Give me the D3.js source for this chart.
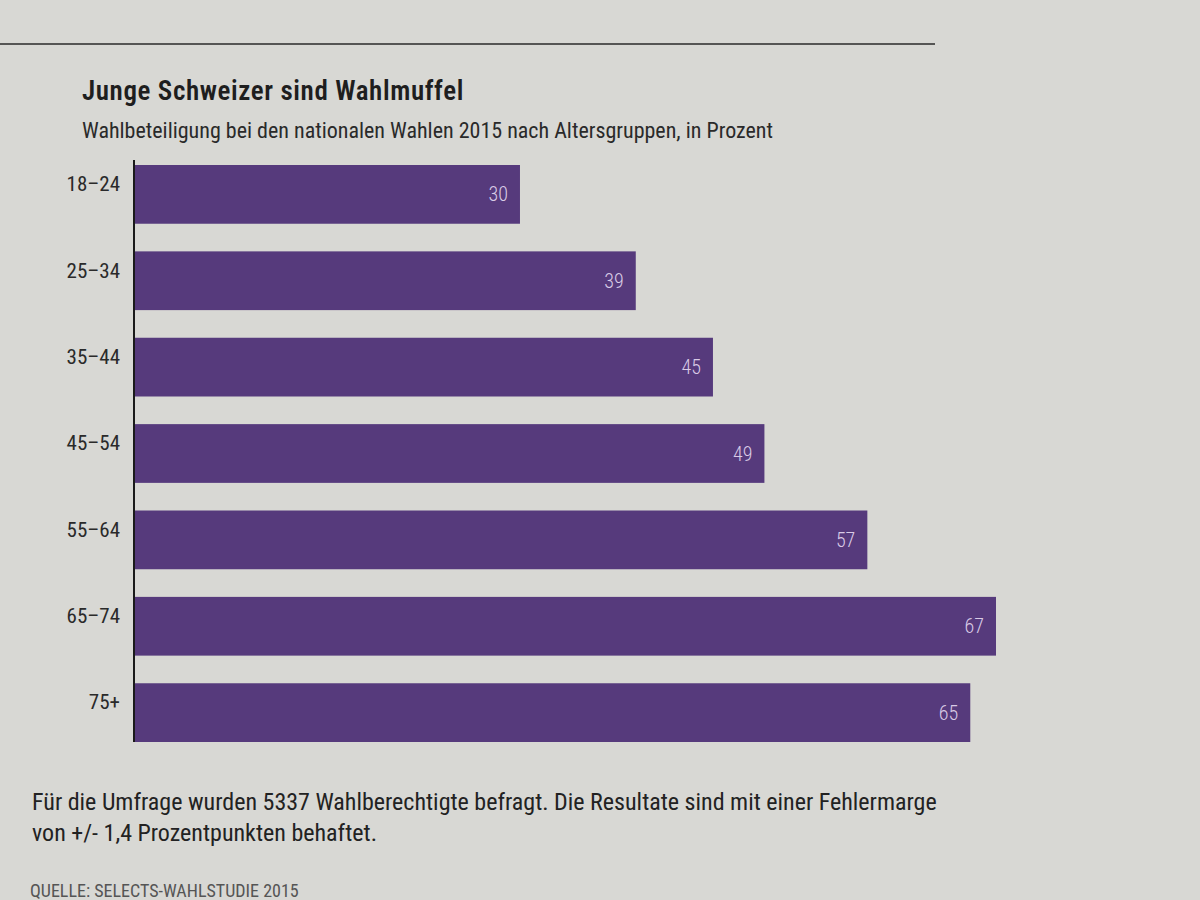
* * *
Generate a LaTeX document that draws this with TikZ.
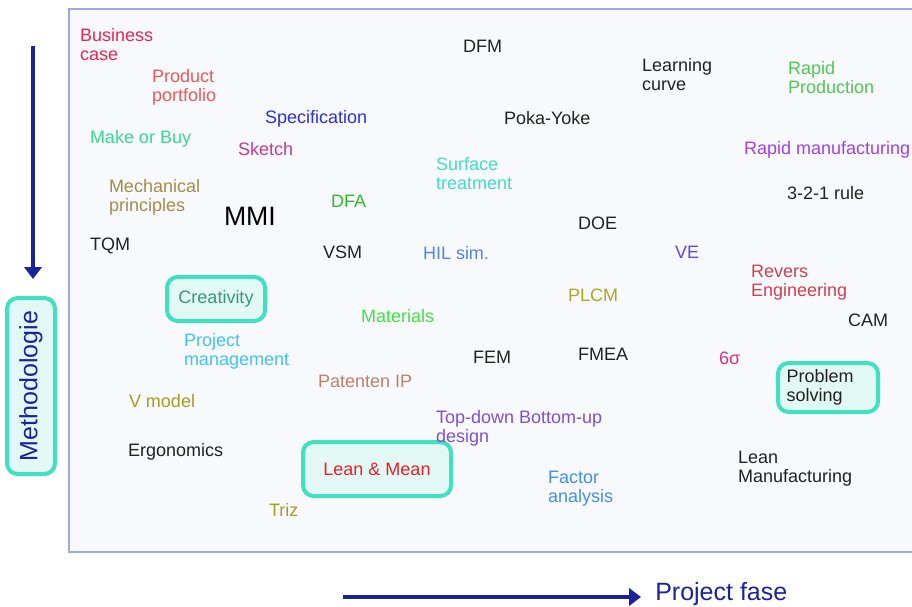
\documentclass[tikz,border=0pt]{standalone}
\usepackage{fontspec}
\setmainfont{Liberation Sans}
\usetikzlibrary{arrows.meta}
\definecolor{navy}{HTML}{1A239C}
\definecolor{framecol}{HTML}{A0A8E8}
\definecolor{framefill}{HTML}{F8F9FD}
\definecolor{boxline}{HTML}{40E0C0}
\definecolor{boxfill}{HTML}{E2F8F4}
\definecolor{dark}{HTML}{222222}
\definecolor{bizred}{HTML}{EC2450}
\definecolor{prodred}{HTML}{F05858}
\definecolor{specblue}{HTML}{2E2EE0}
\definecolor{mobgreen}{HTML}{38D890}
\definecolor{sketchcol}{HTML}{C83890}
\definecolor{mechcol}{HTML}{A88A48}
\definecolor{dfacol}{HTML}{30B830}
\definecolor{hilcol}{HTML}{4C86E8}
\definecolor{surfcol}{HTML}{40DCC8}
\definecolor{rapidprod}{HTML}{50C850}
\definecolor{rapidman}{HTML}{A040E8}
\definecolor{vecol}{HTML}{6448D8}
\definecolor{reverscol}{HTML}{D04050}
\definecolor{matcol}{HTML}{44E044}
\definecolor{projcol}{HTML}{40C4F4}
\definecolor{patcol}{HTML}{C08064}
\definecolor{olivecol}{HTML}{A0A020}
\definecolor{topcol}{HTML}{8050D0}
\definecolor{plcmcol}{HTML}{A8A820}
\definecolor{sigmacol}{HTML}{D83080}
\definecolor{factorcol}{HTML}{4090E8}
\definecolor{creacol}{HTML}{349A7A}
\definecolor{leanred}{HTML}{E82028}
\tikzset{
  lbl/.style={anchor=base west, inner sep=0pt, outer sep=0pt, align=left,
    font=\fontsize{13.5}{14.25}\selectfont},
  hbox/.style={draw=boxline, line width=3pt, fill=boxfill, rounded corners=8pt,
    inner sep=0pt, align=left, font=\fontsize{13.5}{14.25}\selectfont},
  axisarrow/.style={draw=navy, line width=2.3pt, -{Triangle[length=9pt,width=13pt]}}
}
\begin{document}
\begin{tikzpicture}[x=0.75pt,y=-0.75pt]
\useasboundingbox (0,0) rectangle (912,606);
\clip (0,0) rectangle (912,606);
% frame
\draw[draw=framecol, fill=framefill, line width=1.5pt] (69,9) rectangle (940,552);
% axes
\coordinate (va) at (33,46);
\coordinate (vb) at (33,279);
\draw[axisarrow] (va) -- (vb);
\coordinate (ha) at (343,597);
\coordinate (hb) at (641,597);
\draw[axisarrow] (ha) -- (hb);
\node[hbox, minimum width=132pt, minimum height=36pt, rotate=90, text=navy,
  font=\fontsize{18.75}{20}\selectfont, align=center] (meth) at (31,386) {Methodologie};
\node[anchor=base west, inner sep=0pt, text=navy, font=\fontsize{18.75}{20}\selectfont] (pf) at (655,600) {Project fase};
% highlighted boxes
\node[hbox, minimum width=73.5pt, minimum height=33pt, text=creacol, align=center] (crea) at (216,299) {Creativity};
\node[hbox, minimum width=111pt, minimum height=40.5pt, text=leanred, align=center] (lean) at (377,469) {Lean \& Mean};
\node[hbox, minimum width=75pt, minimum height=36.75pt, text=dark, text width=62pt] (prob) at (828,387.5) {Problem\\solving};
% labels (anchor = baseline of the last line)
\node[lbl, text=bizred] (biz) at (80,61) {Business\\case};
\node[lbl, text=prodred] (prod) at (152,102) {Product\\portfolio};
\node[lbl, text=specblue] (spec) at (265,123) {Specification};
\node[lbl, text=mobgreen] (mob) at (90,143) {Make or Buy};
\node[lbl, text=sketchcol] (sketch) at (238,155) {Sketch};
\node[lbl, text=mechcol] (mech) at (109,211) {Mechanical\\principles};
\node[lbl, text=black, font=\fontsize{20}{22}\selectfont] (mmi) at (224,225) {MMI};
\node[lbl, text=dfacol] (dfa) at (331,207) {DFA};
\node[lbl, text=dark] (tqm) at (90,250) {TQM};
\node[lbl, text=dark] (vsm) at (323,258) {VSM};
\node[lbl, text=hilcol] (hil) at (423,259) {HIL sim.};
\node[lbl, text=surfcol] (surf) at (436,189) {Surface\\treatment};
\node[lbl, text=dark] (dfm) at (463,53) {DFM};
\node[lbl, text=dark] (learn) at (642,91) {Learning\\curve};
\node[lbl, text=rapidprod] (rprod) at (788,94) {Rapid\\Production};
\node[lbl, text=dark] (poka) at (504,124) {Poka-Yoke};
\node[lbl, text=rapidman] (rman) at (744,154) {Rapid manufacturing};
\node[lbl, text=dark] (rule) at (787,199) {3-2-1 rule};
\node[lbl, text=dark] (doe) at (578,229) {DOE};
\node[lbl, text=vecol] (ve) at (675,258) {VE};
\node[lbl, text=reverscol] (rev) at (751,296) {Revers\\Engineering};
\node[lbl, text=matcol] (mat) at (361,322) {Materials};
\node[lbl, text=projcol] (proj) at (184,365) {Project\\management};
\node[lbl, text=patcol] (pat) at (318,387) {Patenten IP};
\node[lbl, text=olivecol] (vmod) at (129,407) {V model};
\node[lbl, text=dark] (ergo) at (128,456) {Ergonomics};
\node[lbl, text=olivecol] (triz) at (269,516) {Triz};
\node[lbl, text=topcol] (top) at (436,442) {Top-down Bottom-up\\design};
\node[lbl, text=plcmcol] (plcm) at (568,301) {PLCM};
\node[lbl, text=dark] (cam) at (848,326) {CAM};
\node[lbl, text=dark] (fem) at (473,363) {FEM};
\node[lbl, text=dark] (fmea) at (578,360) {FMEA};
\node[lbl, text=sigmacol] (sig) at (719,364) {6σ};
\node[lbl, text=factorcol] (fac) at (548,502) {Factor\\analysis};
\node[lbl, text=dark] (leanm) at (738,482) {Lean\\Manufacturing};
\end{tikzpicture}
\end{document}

Directions: Report how many lines of the listing above include the word "this". Say nothing but the number.

Answer below: 2